After connecting to a VPN, do not only check whether a website opens. A useful VPN check has three parts: your visible public IP should change, DNS requests should use the resolver you expect, and browser features should not reveal local network details. This is especially important with public OpenVPN configs because each third-party profile can handle DNS differently.

Step 1: connect and verify your visible IP

Connect to the downloaded .ovpn profile in your OpenVPN client, then open a visible IP check. The country and IP do not have to match the source perfectly, but they should be different from your normal connection if the VPN tunnel is active.

If the IP did not change, disconnect and inspect the client log. Common causes are authentication prompts, blocked UDP traffic, stale remote hosts or a profile that connects without routing default traffic.

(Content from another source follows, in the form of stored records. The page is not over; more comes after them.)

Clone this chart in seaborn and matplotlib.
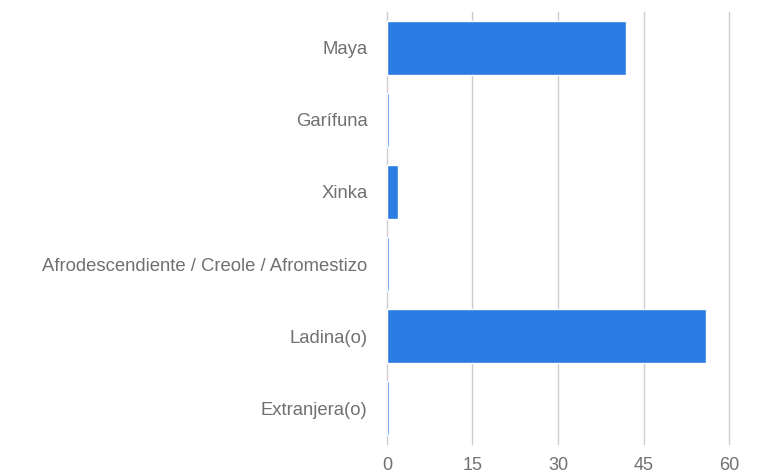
import pandas as pd
import matplotlib.pyplot as plt
import seaborn as sns

# categories and values (percent)
categories = ['Maya', 'Garífuna', 'Xinka', 'Afrodescendiente / Creole / Afromestizo',
              'Ladina(o)', 'Extranjera(o)']
values = [41.9, 0.4, 2.0, 0.4, 55.9, 0.4]
x_ticks = [0, 15, 30, 45, 60]

df = pd.DataFrame({'grupo': categories, 'pct': values})

sns.set_style('white')
plt.rcParams['font.family'] = ['Liberation Sans', 'DejaVu Sans']

fig = plt.figure(figsize=(7.63, 4.75), dpi=100)
ax = fig.add_axes([0.507, 0.065, 0.449, 0.91])

sns.barplot(data=df, y='grupo', x='pct', orient='h', color='#2b7ce2',
            saturation=1, width=0.75, ax=ax)

ax.set_xlim(0, 60)
ax.set_xticks(x_ticks)
ax.grid(axis='x', color='#cccccc', linewidth=1)
for gl in ax.get_xgridlines():
    gl.set_clip_on(False)
ax.set_axisbelow(True)
ax.axvline(0, color='#c8c8c8', linewidth=1.2, zorder=0)
for s in ax.spines.values():
    s.set_visible(False)

ax.set_xlabel('')
ax.set_ylabel('')
ax.tick_params(axis='y', length=0, pad=14, labelsize=13.3, labelcolor='#707070')
ax.tick_params(axis='x', length=0, pad=9, labelsize=13, labelcolor='#707070')

fig.savefig('out.png', dpi=100)
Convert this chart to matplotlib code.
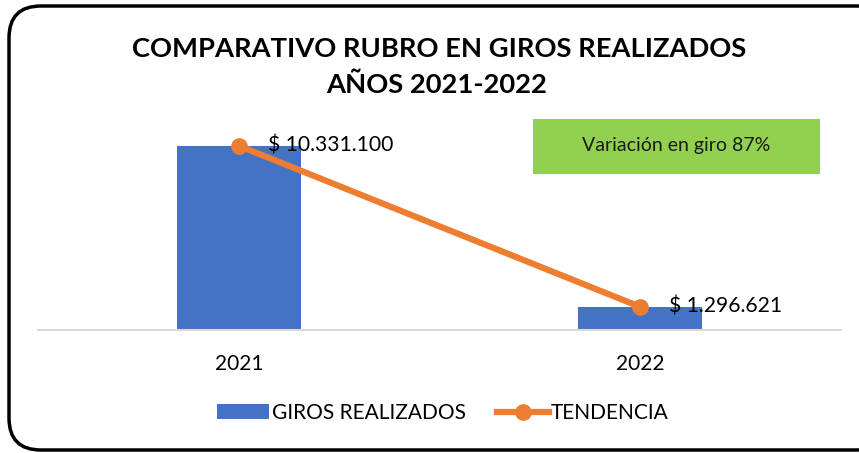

Step 2: check DNS resolvers

A DNS leak happens when domain lookups leave the VPN path. On Windows, check adapter DNS settings or use ipconfig /all. On Linux, check NetworkManager, resolvectl status or your resolver configuration. On Android, use a DNS leak testing app or browser test after the VPN is connected.

Some OpenVPN configs push DNS servers, while others do not. If DNS still points to your ISP, office network or router, use a trusted resolver in the VPN client or operating system before relying on the connection.

Step 3: check WebRTC and browser behavior

Browsers can expose network information through WebRTC or extensions. If your browser shows local addresses or inconsistent IP results after connecting, disable WebRTC exposure, test in a clean browser profile and repeat the IP and DNS checks.

Public VPN endpoints are best treated as temporary routes for low-risk tasks. Avoid banking, private work sessions and identity-heavy accounts on unknown public servers even when the DNS checks look clean.

Quick checklist

  • Connect to the VPN and confirm that your public IP changed.
  • Check DNS resolver output before opening sensitive sites.
  • Disable or restrict WebRTC if local addresses appear.
  • Prefer fresh OpenVPN rows with measured speed and latency.
  • Disconnect and retest when a public server becomes slow or unstable.

Related VPN safety pages

Frequently asked questions

What is a DNS leak after VPN connection?
It means domain lookups still use a resolver outside the VPN path, which can reveal browsing metadata even when your visible IP changes.
Do OpenVPN configs always prevent DNS leaks?
No. DNS behavior depends on the profile, client, operating system and network settings. Always test after connecting.
Should I use public VPN servers for sensitive accounts?
No. Public VPN endpoints are third-party systems and should be used for low-risk testing or temporary routing only.